• Material supplied:
'''

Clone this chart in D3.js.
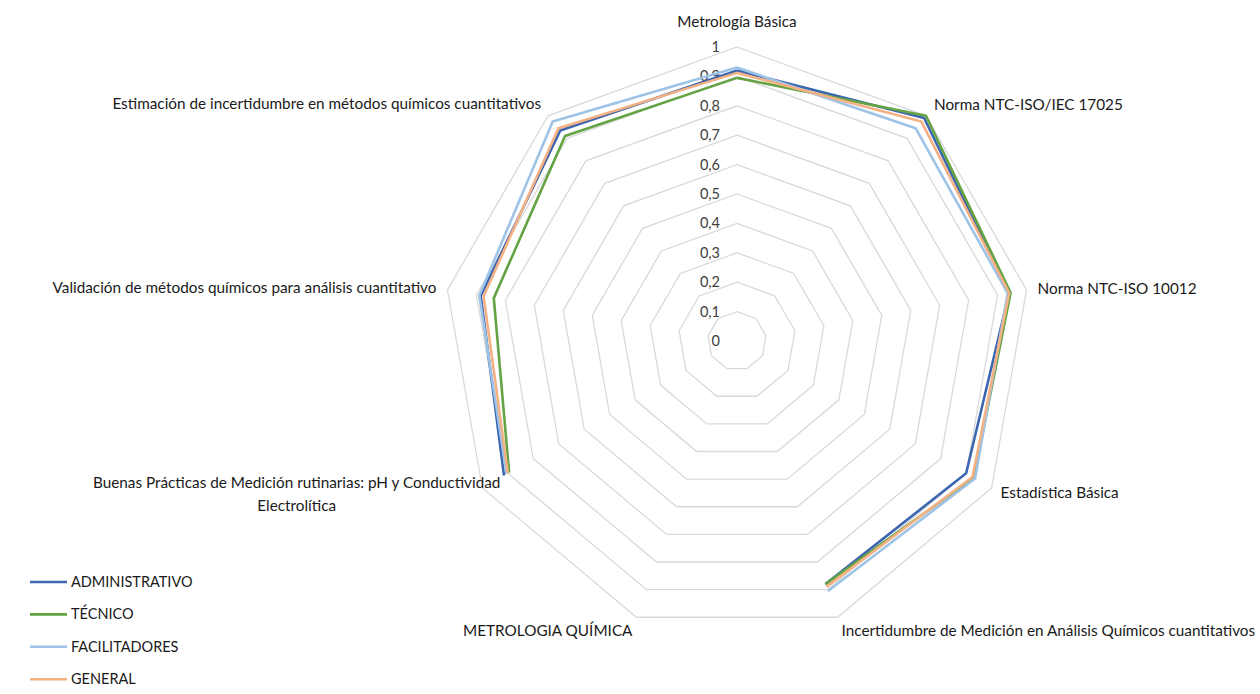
<!DOCTYPE html>
<html>
<head>
<meta charset="utf-8">
<script src="https://cdn.jsdelivr.net/npm/d3@7"></script>
<style>
  html, body { margin: 0; padding: 0; background: #fff; }
  svg { display: block; }
  text { font-family: Lato, "Liberation Sans", Arial, sans-serif; }
</style>
</head>
<body>
<svg id="chart" width="1260" height="694"></svg>
<script>
// Radar axes, clockwise from the top
const categories = [
  "Metrología Básica",
  "Norma NTC-ISO/IEC 17025",
  "Norma NTC-ISO 10012",
  "Estadística Básica",
  "Incertidumbre de Medición en Análisis Químicos cuantitativos",
  "METROLOGIA QUÍMICA",
  ["Buenas Prácticas de Medición rutinarias: pH y Conductividad", "Electrolítica"],
  "Validación de métodos químicos para análisis cuantitativo",
  "Estimación de incertidumbre en métodos químicos cuantitativos"
];

// Scores per group (null = no value for that axis)
const administrativo = [0.92, 0.99, 0.94, 0.90, 0.88, null, 0.915, 0.885, 0.935];
const tecnico        = [0.895, 1.00, 0.945, 0.93, 0.88, null, 0.895, 0.84, 0.91];
const facilitadores  = [0.93, 0.945, 0.935, 0.935, 0.905, null, 0.905, 0.89, 0.975];
const general        = [0.912, 0.975, 0.94, 0.925, 0.89, null, 0.90, 0.875, 0.945];

const seriesNames = ["ADMINISTRATIVO", "TÉCNICO", "FACILITADORES", "GENERAL"];
const seriesColors = ["#3D66B0", "#63A343", "#9DC3E6", "#F4B183"];
const seriesValues = [administrativo, tecnico, facilitadores, general];

const tickValues = [0, 0.1, 0.2, 0.3, 0.4, 0.5, 0.6, 0.7, 0.8, 0.9, 1];
const tickLabels = ["0", "0,1", "0,2", "0,3", "0,4", "0,5", "0,6", "0,7", "0,8", "0,9", "1"];

const svg = d3.select("#chart");
const cx = 737, cy = 341, R = 294;
const n = categories.length;
const step = 2 * Math.PI / n;
const fontSize = "14.5px";
const catFontSize = "15.3px";

const r = d3.scaleLinear().domain([0, 1]).range([0, R]);
const angle = i => i * step;
const px = (i, v) => r(v) * Math.sin(angle(i));
const py = (i, v) => -r(v) * Math.cos(angle(i));

const g = svg.append("g").attr("transform", `translate(${cx},${cy})`);

// Polygon grid rings
const ringLine = d3.lineRadial()
  .angle(d => d.a)
  .radius(d => r(d.v))
  .curve(d3.curveLinearClosed);

g.append("g").selectAll("path")
  .data(tickValues.filter(v => v > 0))
  .join("path")
  .attr("d", v => ringLine(d3.range(n).map(i => ({ a: angle(i), v }))))
  .attr("fill", "none")
  .attr("stroke", "#d9d9d9")
  .attr("stroke-width", 1.3);

// Value tick labels along the top axis
g.append("g").selectAll("text")
  .data(tickValues)
  .join("text")
  .attr("x", -17)
  .attr("y", v => -r(v))
  .attr("dy", "0.35em")
  .attr("text-anchor", "end")
  .attr("fill", "#404040")
  .style("font-size", fontSize)
  .text((v, i) => tickLabels[i]);

// Series lines; the first axis is repeated at the end to close the shape,
// and missing values break the line.
const seriesLine = d3.lineRadial()
  .defined(d => d.v != null)
  .angle(d => d.a)
  .radius(d => r(d.v));

seriesValues.forEach((vals, s) => {
  const pts = vals.map((v, i) => ({ a: angle(i), v }));
  pts.push({ a: angle(n), v: vals[0] });
  g.append("path")
    .attr("d", seriesLine(pts))
    .attr("fill", "none")
    .attr("stroke", seriesColors[s])
    .attr("stroke-width", 2.6)
    .attr("stroke-linejoin", "round");
});

// Category labels around the outer ring
const labelStyle = [
  { dx: 0,  dy: -25, anchor: "middle" },
  { dx: 8,  dy: -11, anchor: "start" },
  { dx: 11, dy: -1,  anchor: "start" },
  { dx: 9,  dy: 5,   anchor: "start" },
  { dx: 4,  dy: 13,  anchor: "start" },
  { dx: -4, dy: 13,  anchor: "end" },
  { dx: 18, dy: -5,  anchor: "end" },
  { dx: -11, dy: -2, anchor: "end" },
  { dx: -7, dy: -12, anchor: "end" }
];

categories.forEach((c, i) => {
  const st = labelStyle[i];
  const x = px(i, 1) + st.dx;
  const y = py(i, 1) + st.dy;
  const lines = Array.isArray(c) ? c : [c];
  const t = g.append("text")
    .attr("x", x).attr("y", y)
    .attr("text-anchor", st.anchor)
    .attr("fill", "#1a1a1a")
    .style("font-size", catFontSize);
  if (lines.length === 1) {
    t.attr("dy", "0.35em").text(lines[0]);
  } else {
    // First line right-aligned at the anchor, following lines centred under it
    const first = t.append("tspan").attr("x", x).attr("dy", "0.35em").text(lines[0]);
    const w = first.node().getComputedTextLength();
    t.attr("text-anchor", "middle");
    first.attr("x", x - w / 2);
    lines.slice(1).forEach(l => {
      t.append("tspan").attr("x", x - w / 2).attr("dy", "1.45em").text(l);
    });
  }
});

// Legend
const legend = svg.append("g").attr("transform", "translate(30,582)");
seriesNames.forEach((name, s) => {
  const row = legend.append("g").attr("transform", `translate(0,${s * 32.4})`);
  row.append("line")
    .attr("x1", 0).attr("x2", 37)
    .attr("y1", 0).attr("y2", 0)
    .attr("stroke", seriesColors[s])
    .attr("stroke-width", 2.6);
  row.append("text")
    .attr("x", 41).attr("y", 0).attr("dy", "0.35em")
    .attr("fill", "#1a1a1a")
    .style("font-size", fontSize)
    .text(name);
});
</script>
</body>
</html>
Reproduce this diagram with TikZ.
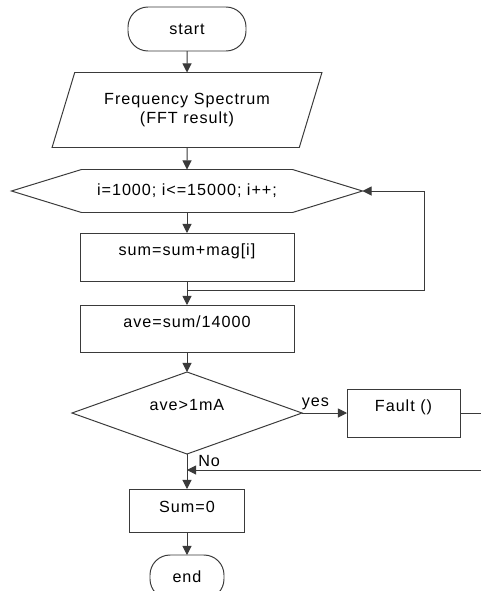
\documentclass[tikz,border=0pt]{standalone}
\usepackage{fontspec}
\setmainfont[LetterSpace=6]{Liberation Sans}
\usepackage{tikz}
\usetikzlibrary{arrows.meta,positioning,shapes.geometric,calc}
\definecolor{ink}{HTML}{3A3A3A}
\tikzset{
  termbox/.style={
    rectangle, rounded corners=0.5cm, draw=ink, line width=0.7pt,
    minimum width=#1, minimum height=1.1cm,
    font=\flowfont, align=center, outer sep=0pt
  },
  termbox/.default=2.95cm,
  iobox/.style={
    trapezium, trapezium left angle=68, trapezium right angle=112,
    trapezium stretches=true, draw=ink, line width=0.7pt,
    minimum width=6.75cm, minimum height=1.875cm,
    font=\flowfont, align=center, outer sep=0pt
  },
  looptext/.style={
    rectangle, minimum width=5.275cm, minimum height=1.075cm,
    font=\flowfont, outer sep=0pt, inner sep=0pt
  },
  procbox/.style={
    rectangle, draw=ink, line width=0.7pt,
    minimum width=#1, minimum height=1.2cm,
    font=\flowfont, align=center, outer sep=0pt,
    text height=0.3cm, text depth=0.36cm
  },
  procbox/.default=5.35cm,
  decbox/.style={
    diamond, shape aspect=2.8, draw=ink, line width=0.7pt,
    minimum width=5.75cm, minimum height=2.05cm, inner sep=0pt,
    font=\flowfont, align=center, outer sep=0pt,
    text height=0.3cm, text depth=0.42cm
  },
  flowline/.style={draw=ink, line width=0.7pt},
  flowarrow/.style={
    flowline, -{Triangle[length=6.5pt, width=6.5pt]}
  },
  tag/.style={font=\flowfont, inner sep=2pt}
}
\newcommand{\flowfont}{\fontsize{11.5}{14}\selectfont}

\begin{document}
\begin{tikzpicture}
  \path[fill=white, use as bounding box] (0,0) rectangle (12,-14.775);

  \node[termbox] (start) at (4.675,-0.725) {start};
  \node[iobox] (spectrum) at (4.675,-2.75) {Frequency Spectrum\\(FFT result)};
  \node[looptext] (loop) at (4.675,-4.775) {i=1000; i<=15000; i++;};
  \coordinate (loopL) at ([xshift=-1.75cm]loop.west);
  \coordinate (loopR) at ([xshift=1.75cm]loop.east);
  \draw[flowline] (loop.north west) -- (loop.north east) -- (loopR)
    -- (loop.south east) -- (loop.south west) -- (loopL) -- cycle;
  \node[procbox] (acc) at (4.675,-6.425) {sum=sum+mag[i]};
  \node[procbox, minimum height=1.175cm] (ave) at (4.675,-8.2125) {ave=sum/14000};
  \node[decbox] (check) at (4.675,-10.325) {ave>1mA};
  \node[procbox=2.825cm] (fault) at (10.0875,-10.325) {Fault ()};
  \node[procbox=2.875cm, minimum height=1.075cm, text depth=0.2cm] (reset) at (4.675,-12.7625) {Sum=0};
  \node[termbox=1.85cm] (end) at (4.675,-14.425) {end};

  \coordinate (loopjoin) at ([yshift=-0.225cm]acc.south);
  \coordinate (faultjoin) at (4.675,-11.75);

  \draw[flowarrow] (start) -- (spectrum);
  \draw[flowarrow] (spectrum) -- (loop);
  \draw[flowarrow] (loop) -- (acc);
  \draw[flowarrow] (acc) -- (ave);
  \draw[flowarrow] (loopjoin) -- ++(5.925,0) |- (loopR);
  \draw[flowarrow] (ave) -- (check);
  \draw[flowarrow] (check) -- node[tag, pos=0.3, above] {yes} (fault);
  \draw[flowarrow] (check.south) -- node[tag, pos=0.2, right, xshift=0.2cm] {No} (reset);
  \draw[flowarrow] (fault.east) -- ++(0.8,0) |- (faultjoin);
  \draw[flowarrow] (reset) -- (end);
\end{tikzpicture}
\end{document}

'''

• Goal of the exercise: With all pictures left out, please transcribe exactly the lines from the start of the material through the line with "tecnico, facilitadores, general];".

• Task answer:
Clone this chart in D3.js.
<!DOCTYPE html>
<html>
<head>
<meta charset="utf-8">
<script src="https://cdn.jsdelivr.net/npm/d3@7"></script>
<style>
  html, body { margin: 0; padding: 0; background: #fff; }
  svg { display: block; }
  text { font-family: Lato, "Liberation Sans", Arial, sans-serif; }
</style>
</head>
<body>
<svg id="chart" width="1260" height="694"></svg>
<script>
// Radar axes, clockwise from the top
const categories = [
  "Metrología Básica",
  "Norma NTC-ISO/IEC 17025",
  "Norma NTC-ISO 10012",
  "Estadística Básica",
  "Incertidumbre de Medición en Análisis Químicos cuantitativos",
  "METROLOGIA QUÍMICA",
  ["Buenas Prácticas de Medición rutinarias: pH y Conductividad", "Electrolítica"],
  "Validación de métodos químicos para análisis cuantitativo",
  "Estimación de incertidumbre en métodos químicos cuantitativos"
];

// Scores per group (null = no value for that axis)
const administrativo = [0.92, 0.99, 0.94, 0.90, 0.88, null, 0.915, 0.885, 0.935];
const tecnico        = [0.895, 1.00, 0.945, 0.93, 0.88, null, 0.895, 0.84, 0.91];
const facilitadores  = [0.93, 0.945, 0.935, 0.935, 0.905, null, 0.905, 0.89, 0.975];
const general        = [0.912, 0.975, 0.94, 0.925, 0.89, null, 0.90, 0.875, 0.945];

const seriesNames = ["ADMINISTRATIVO", "TÉCNICO", "FACILITADORES", "GENERAL"];
const seriesColors = ["#3D66B0", "#63A343", "#9DC3E6", "#F4B183"];
const seriesValues = [administrativo, tecnico, facilitadores, general];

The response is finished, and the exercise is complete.